The 48th Annual IEEE/ACM International Symposium on Microarchitecture, 2015 |
Prof. Jan Rabaey
Donald O. Pederson Distinguished Professor, UC Berkeley
Some of most compelling application domains of the IoT and Swarm concepts relate to how humans interact with the world around it and the cyberworld beyond. While the proliferation of communication and data processing devices has profoundly altered our interaction patterns, little has been changed in the way we process inputs (sensory) and outputs (actuation). The combination of IoT (Swarms) and wearable devices offers the potential for changing all of this. Yet, realizing full potential requires that a number of barriers are overcome, most notably the non-scalable nature of the current deployments.
The Human Intranet proposes an open scalable platform that seamlessly integrates an ever-increasing number of sensor, actuation, computation, storage, communication and energy nodes located on, in, or around the human body acting in symbiosis with the functions provided by the body itself. The traditional set of senses and interactions is to be augmented by a set of new capabilities, some of which might be hard to even imagine today. .

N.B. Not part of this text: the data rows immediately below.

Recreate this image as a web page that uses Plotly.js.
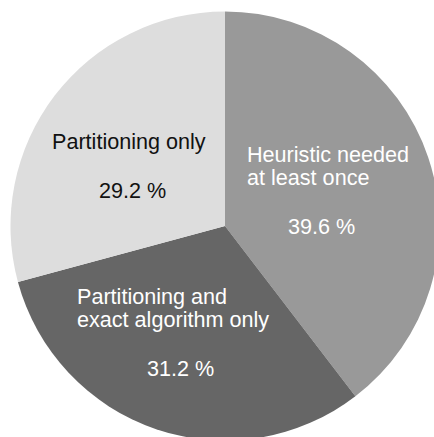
<!DOCTYPE html>
<html>
<head>
<meta charset="utf-8">
<script src="https://cdn.plot.ly/plotly-3.0.1.min.js"></script>
<style>
html, body { margin: 0; padding: 0; overflow: hidden; background: #ffffff; width: 434px; height: 437px; }
#chart { width: 450px; height: 452px; }
</style>
</head>
<body>
<div id="chart"></div>
<script>
// ---- data ----
const labels = ["Heuristic needed at least once", "Partitioning and exact algorithm only", "Partitioning only"];
const labelLines = [["Heuristic needed", "at least once"], ["Partitioning and", "exact algorithm only"], ["Partitioning only"]];
const values = [39.6, 31.2, 29.2];

// ---- styles / layout helpers ----
const colors = ["#999999", "#666666", "#dddddd"];
const textColors = ["#ffffff", "#ffffff", "#111111"];
const W = 450, H = 452;
const cx = 225, cy = 226, r = 214.5;
// label block: left x, centre y of first line (pixels); percent: centre (pixels)
const labelPos = [[246, 154], [76, 296], [51, 141]];
const pctPos = [[321, 226], [180, 368], [132, 190]];
const lineStep = 23.5;
const fontFamily = "Liberation Sans, Arial, sans-serif";
const fontSize = 21.6;

const annotations = [];
labels.forEach((lab, i) => {
  labelLines[i].forEach((line, j) => {
    annotations.push({
      text: line, showarrow: false, xref: "paper", yref: "paper",
      x: labelPos[i][0] / W, y: 1 - (labelPos[i][1] + j * lineStep) / H,
      xanchor: "left", yanchor: "middle", borderpad: 0,
      font: {family: fontFamily, size: fontSize, color: textColors[i]}
    });
  });
  annotations.push({
    text: values[i].toFixed(1) + " %", showarrow: false, xref: "paper", yref: "paper",
    x: pctPos[i][0] / W, y: 1 - pctPos[i][1] / H,
    xanchor: "center", yanchor: "middle", borderpad: 0,
    font: {family: fontFamily, size: fontSize, color: textColors[i]}
  });
});

const trace = {
  type: "pie",
  labels: labels,
  values: values,
  sort: false,
  direction: "clockwise",
  rotation: 0,
  textinfo: "none",
  hoverinfo: "label+percent",
  marker: {colors: colors, line: {width: 0}},
  domain: {x: [(cx - r) / W, (cx + r) / W], y: [1 - (cy + r) / H, 1 - (cy - r) / H]}
};

const layout = {
  width: W, height: H,
  margin: {l: 0, r: 0, t: 0, b: 0, pad: 0},
  showlegend: false,
  paper_bgcolor: "#ffffff",
  plot_bgcolor: "#ffffff",
  annotations: annotations
};

Plotly.newPlot("chart", [trace], layout, {displayModeBar: false, staticPlot: true});
</script>
</body>
</html>
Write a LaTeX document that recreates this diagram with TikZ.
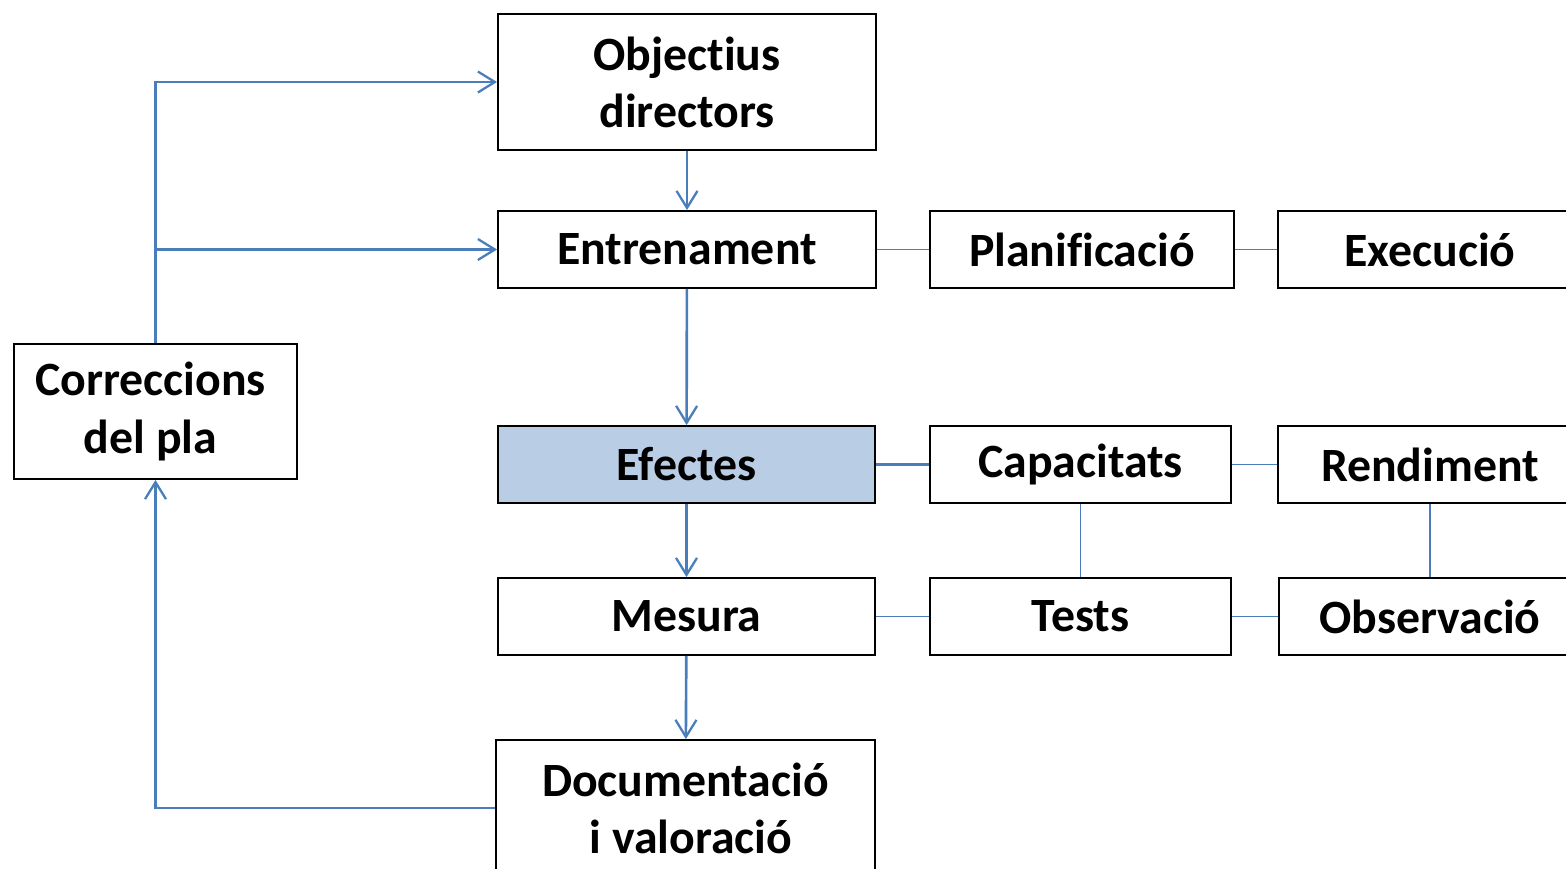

This presentation explores the opportunities and challenges in realizing the Human Intranet, and illustrates these with some actual examples from the domain of brain-machine interfaces. Special attention will be paid to the computational needs posed by the Intranet, and a discussion of how they could be addressed.
About the speaker:Prof. Jan Rabaey is the founding director of the Berkeley Wireless Research Center and the Ubiquitous Swarm Lab. He has been on the forefront of many groundbreaking innovations in low-energy design, and is currently exploring the interaction between information technology and neuroscience.
Jan Rabaey received his Ph.D degree in applied sciences from the Katholieke Universiteit Leuven, Belgium. In 1987, he joined the faculty of the Electrical Engineering and Computer Science department of the University of California, Berkeley, where he now holds the Donald O. Pederson Distinguished Professorship. He is currently the scientific co-director of the Berkeley Wireless Research Center (BWRC), as well as the founding director of the Berkeley Ubiquitous SwarmLab.
Prof. Rabaey has made high-impact contributions to a number of fields, including advanced wireless systems, sensor networks, configurable ICs and low-power design. His current interests include the conception and implementation of next-generation integrated wireless systems over a very broad range of applications, as well as exploring the interaction between the cyber and the biological world.
He is the recipient of a wide range of major awards, amongst which the IEEE CAS Society Mac Van Valkenburg Award, the European Design Automation Association (EDAA) Lifetime Achievement award, and the Semiconductor Industry Association (SIA) University Researcher Award. He is an IEEE Fellow and a member of the Royal Flemish Academy of Sciences and Arts of Belgium, and has been involved in a broad variety of start-up ventures.